The Catholic University of America

Child Cognition, Affect, and Behavior Laboratory  (C.A.B. Lab)



Lab Director: Brendan A. Rich, Ph.D.

Research Team: Graduate and Undergraduate Students


Conference Presentations

Prospective Students





Recent Lab News

  • Congratulations to Serene Habayeb, 4th year Clinical PhD student.  She has been awarded two grants to fund her dissertation "Stress, Coping, Stigma, and Acculturation in Arab American Caregivers of Children with Autism and other Developmental Disabilities": 1) the Society for Research in Child Development (SRCD) Dissertation Funding Award, and; 2) the Dr. Philip M. Kayal Fund for Arab American Research Dissertation Award. 
  • Congratulations to Dr. Heather Rosen, who successfully defended her dissertation "Examining the Effectiveness of a Resilience-Based Group Intervention for the Treatment of Youth with Mood and Behavior Dysregulation".  Heather is completing her post-doctoral Fellowship at the Stanford University Outpatient Child and Adolescent Psychiatry Clinic.
  • Congratulations to Dr. Candice Watson, who successfully defended her dissertation "Influence of Parental Collaboration on Group Therapy Outcomes for Anxious Children". Candice is completing her post-doctoral Fellowship at the Behavior Therapy Center of Greater Washington.
  • Congratulations to Meagan Wills, who is completing her pre-doctoral Internship at the Yale University Child Study Center.
  • Our research collaboration with Dr. Mary Alvord and the Alvord, Baker & Associates private practice is discussed in a recent press release by Research Press Publishers.


Research Programs

The CAB Lab is dedicated to understanding the cognitive, affective, and behavioral deficits associated with childhood psychopathology, in particular mood disorders.

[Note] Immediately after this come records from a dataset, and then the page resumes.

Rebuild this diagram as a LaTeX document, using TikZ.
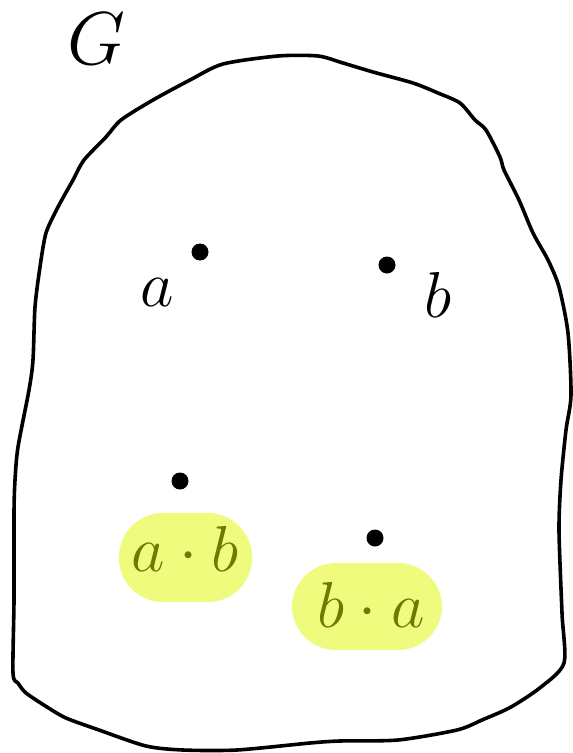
\RequirePackage{fix-cm}
\documentclass[tikz,border=0pt]{standalone}
\usepackage{amsmath,amssymb}
\usepackage{xcolor}
\usepackage{tikz}
\usetikzlibrary{positioning,calc}

\definecolor{hlfill}{RGB}{238,251,125}
\definecolor{hltext}{RGB}{108,122,0}

\begin{document}
\begin{tikzpicture}[x=1pt, y=-1pt,
  dot/.style={circle, fill=black, inner sep=0pt, minimum size=17pt},
  lbl/.style={inner sep=0pt, font=\fontsize{65pt}{78pt}\selectfont},
  hlbox/.style={fill=hlfill, rounded corners=44pt},
  hllbl/.style={lbl, text=hltext}]
  \useasboundingbox (0,0) rectangle (573,753);
  \draw[line width=3.6pt, line join=round] plot[smooth cycle, tension=0.45] coordinates {
    (278,56) (318,56) (343,63) (373,72) (413,83) (438,93) (460,103) (475,120)
    (486,130) (500,157) (504,170) (519,200) (533,233) (548,260) (559,287)
    (568,333) (571,395) (566,430) (561,480) (559,530) (562,613) (564,663)
    (541,687) (511,707) (482,720) (457,730) (398,740) (340,741) (310,743)
    (237,750) (183,750) (146,746) (99,730) (66,718) (47,707) (26,693) (18,683)
    (13,673) (14,600) (14,513) (15,480) (18,447) (29,390) (33,360) (35,307)
    (40,267) (46,233) (58,207) (73,180) (84,160) (106,137) (121,120) (153,100)
    (190,80) (223,64)};
  \node[lbl, font=\fontsize{75pt}{90pt}\selectfont](g) at (96,39){$G$};
  \foreach \n/\x/\y in {pa/200/252, pb/387/265, pab/180/481, pba/375/538}
    \node[dot](\n) at (\x,\y){};
  \node[lbl](la) at (157,293){$a$};
  \node[lbl](lb) at (438,295){$b$};
  \fill[hlbox] (119,513) rectangle (252,602);
  \fill[hlbox] (292,563) rectangle (442,650);
  \node[hllbl](ab) at (185,549){$a\cdot b$};
  \node[hllbl](ba) at (371,605){$b\cdot a$};
\end{tikzpicture}
\end{document}
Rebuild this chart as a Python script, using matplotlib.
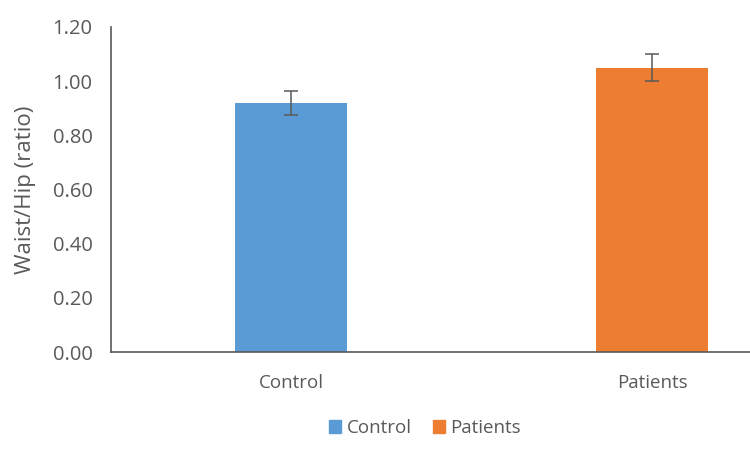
import matplotlib
matplotlib.use("Agg")
import matplotlib.pyplot as plt
from matplotlib.patches import Patch

# Données
groups = ["Control", "Patients"]
ratio = [0.92, 1.05]
ratio_err = [0.045, 0.05]
colors = ["#5B9BD5", "#ED7D31"]
yticks = [0.0, 0.2, 0.4, 0.6, 0.8, 1.0, 1.2]

plt.rcParams['font.family'] = ['Open Sans', 'DejaVu Sans']
grey = "#595959"

fig = plt.figure(figsize=(7.5, 4.5), dpi=100)
# l'axe dépasse à droite (graphique rogné)
ax = fig.add_axes([110.5 / 750, 98 / 450, 722 / 750, 325 / 450])

x = range(len(groups))
ax.bar(x, ratio, width=0.31, color=colors, zorder=2)
ax.errorbar(x, ratio, yerr=ratio_err, fmt='none', ecolor=grey,
            elinewidth=1.1, capsize=5, capthick=1.1, zorder=3)

ax.set_xlim(-0.5, 1.5)
ax.set_ylim(0, 1.2)
ax.set_yticks(yticks)
ax.set_yticklabels([f"{v:.2f}" for v in yticks])
ax.set_xticks(list(x))
ax.set_xticklabels(groups)
ax.tick_params(axis='both', length=0, colors=grey)
ax.tick_params(axis='y', pad=13, labelsize=14.5)
ax.tick_params(axis='x', pad=16, labelsize=13.5)

for s in ['top', 'right']:
    ax.spines[s].set_visible(False)
for s in ['left', 'bottom']:
    ax.spines[s].set_color(grey)
    ax.spines[s].set_linewidth(1.2)

ax.set_ylabel("Waist/Hip (ratio)", color=grey, fontsize=16, labelpad=12)

handles = [Patch(color=c, label=g) for g, c in zip(groups, colors)]
fig.legend(handles=handles, loc='center', bbox_to_anchor=(425 / 750, 1 - 428 / 450),
           ncol=2, frameon=False, fontsize=13.5, handlelength=0.65, handleheight=0.65,
           handletextpad=0.3, columnspacing=1.1, labelcolor=grey)

fig.savefig("out.png", dpi=100)
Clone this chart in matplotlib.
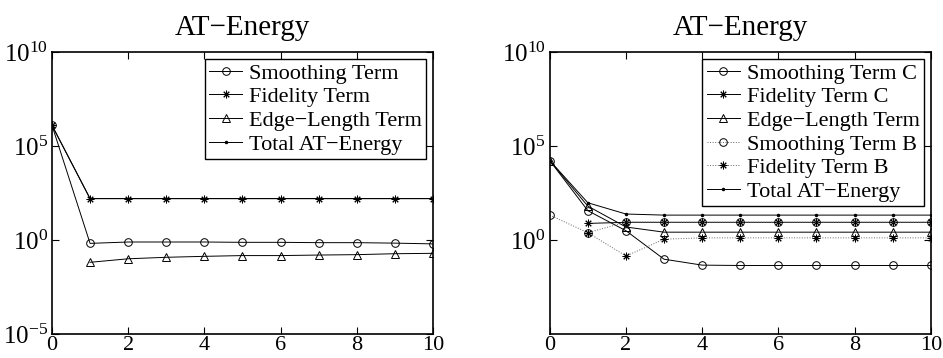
import numpy as np
import matplotlib
matplotlib.use("Agg")
import matplotlib.pyplot as plt
from matplotlib.ticker import FixedLocator, LogFormatterSciNotation

plt.rcParams['font.family'] = ['Liberation Serif', 'DejaVu Serif']
plt.rcParams['mathtext.fontset'] = 'stix'

iters = np.arange(11)
nan = np.nan

# left panel
smooth_left = [1.26e6, 0.66, 0.78, 0.78, 0.78, 0.75, 0.75, 0.72, 0.72, 0.68, 0.62]
fidelity_left = [1.26e6, 158, 158, 158, 158, 158, 158, 158, 158, 158, 158]
edge_left = [nan, 0.065, 0.10, 0.12, 0.135, 0.148, 0.148, 0.158, 0.166, 0.186, 0.195]
total_left = [1.26e6, 159, 159, 159, 159, 159, 159, 159, 159, 159, 159]

# right panel
smooth_c = [1.66e4, 36, 3.1, 0.095, 0.046, 0.044, 0.044, 0.044, 0.044, 0.044, 0.044]
fidelity_c = [nan, 7.6, 8.7, 8.7, 8.7, 8.7, 8.7, 8.7, 8.7, 8.7, 8.7]
edge_right = [1.66e4, 63, 4.9, 2.6, 2.6, 2.6, 2.6, 2.6, 2.6, 2.6, 2.6]
smooth_b = [21, 2.45, 9.0, 8.8, 8.8, 8.8, 8.8, 8.8, 8.8, 8.8, 8.8]
fidelity_b = [nan, 2.45, 0.14, 1.1, 1.3, 1.3, 1.3, 1.3, 1.3, 1.3, 1.3]
total_right = [1.66e4, 95, 24, 21, 21, 21, 21, 21, 21, 21, 21]

title = 'AT\u2212Energy'
star = (8, 2, 0)

fig = plt.figure(figsize=(9.43, 3.58), dpi=100)
ax1 = fig.add_axes([0.0551, 0.067, 0.404, 0.788])
ax2 = fig.add_axes([0.583, 0.067, 0.404, 0.788])

lw = 0.7
ms = 5.5
common = dict(color='black', lw=lw, mfc='none', mec='black', mew=0.7, ms=ms)

ax1.plot(iters, smooth_left, marker='o', label='Smoothing Term', **common)
ax1.plot(iters, fidelity_left, marker=star, label='Fidelity Term', **common)
ax1.plot(iters, edge_left, marker='^', label='Edge\u2212Length Term', **common)
ax1.plot(iters, total_left, marker='.', label='Total AT\u2212Energy',
         color='black', lw=lw, ms=3)

ax2.plot(iters, smooth_c, marker='o', label='Smoothing Term C', **common)
ax2.plot(iters, fidelity_c, marker=star, label='Fidelity Term C', **common)
ax2.plot(iters, edge_right, marker='^', label='Edge\u2212Length Term', **common)
ax2.plot(iters, smooth_b, marker='o', ls=':', label='Smoothing Term B',
         color='#666666', lw=lw, mfc='none', mec='black', mew=0.7, ms=ms)
ax2.plot(iters, fidelity_b, marker=star, ls=':', label='Fidelity Term B',
         color='#666666', lw=lw, mfc='none', mec='black', mew=0.7, ms=ms)
ax2.plot(iters, total_right, marker='.', label='Total AT\u2212Energy',
         color='black', lw=lw, ms=3)

for ax, yt in ((ax1, [1e-5, 1e0, 1e5, 1e10]), (ax2, [1e0, 1e5, 1e10])):
    ax.set_yscale('log')
    ax.set_ylim(1e-5, 1e10)
    ax.set_xlim(0, 10)
    ax.set_xticks([0, 2, 4, 6, 8, 10])
    ax.yaxis.set_major_locator(FixedLocator(yt))
    ax.yaxis.set_minor_locator(FixedLocator([]))
    ax.yaxis.set_major_formatter(LogFormatterSciNotation())
    ax.tick_params(direction='in', top=True, right=True, length=5, width=0.8)
    ax.tick_params(axis='y', labelsize=18, pad=3)
    ax.tick_params(axis='x', labelsize=16, pad=1.5)
    for s in ax.spines.values():
        s.set_linewidth(1.2)
    ax.set_title(title, fontsize=21, pad=12)
    leg = ax.legend(loc='upper right', fontsize=16, numpoints=1,
                    handlelength=1.5, handletextpad=0.3, borderpad=0.2,
                    labelspacing=0.14, borderaxespad=0.3, fancybox=False,
                    framealpha=1)
    leg.get_frame().set_edgecolor('black')
    leg.get_frame().set_linewidth(1.0)

fig.savefig('out.png', dpi=100)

The primary focus of the Lab's work is to determine the effectiveness of a group therapy program for children with deficits in social skills and self-regulation. In collaboration with Mary Alvord, PhD, this project investigates the effectiveness of the Resilience Builder Program (RBP), a manualized resilience-based group therapy program for children in a clinical service setting. Most of these youth have diagnosed anxiety disorders, attention deficit hyperactivity disorder (ADHD), or Autism Spectrum Disorders (ASD). This study explores the effectiveness of this group therapy based on parent, teacher, and child report using measures of internalizing and externalizing symptomatology, emotional arousal and control, and family functioning. In addition, therapeutic outcome is assessed using structured diagnostic interviews as well as objective affective and behavioral indices of self-regulation via a computer task. 

We are extending the Resilience Builder Program to schools in Washington, DC and Maryland.  There, we are administering RBP to youth who are primarily ethnic minorities and from disadvantaged communities in an effort to determine the effectiveness of RBP in the school setting.

Finally, we are also collaborating with researchers at the National Human Genome Research Institute (NHGRI) at NIH to examine potential genetic and neurophysiological predictors of response to the Resilience Builder Program, as well as changes in neurological functioning following the RBP therapy.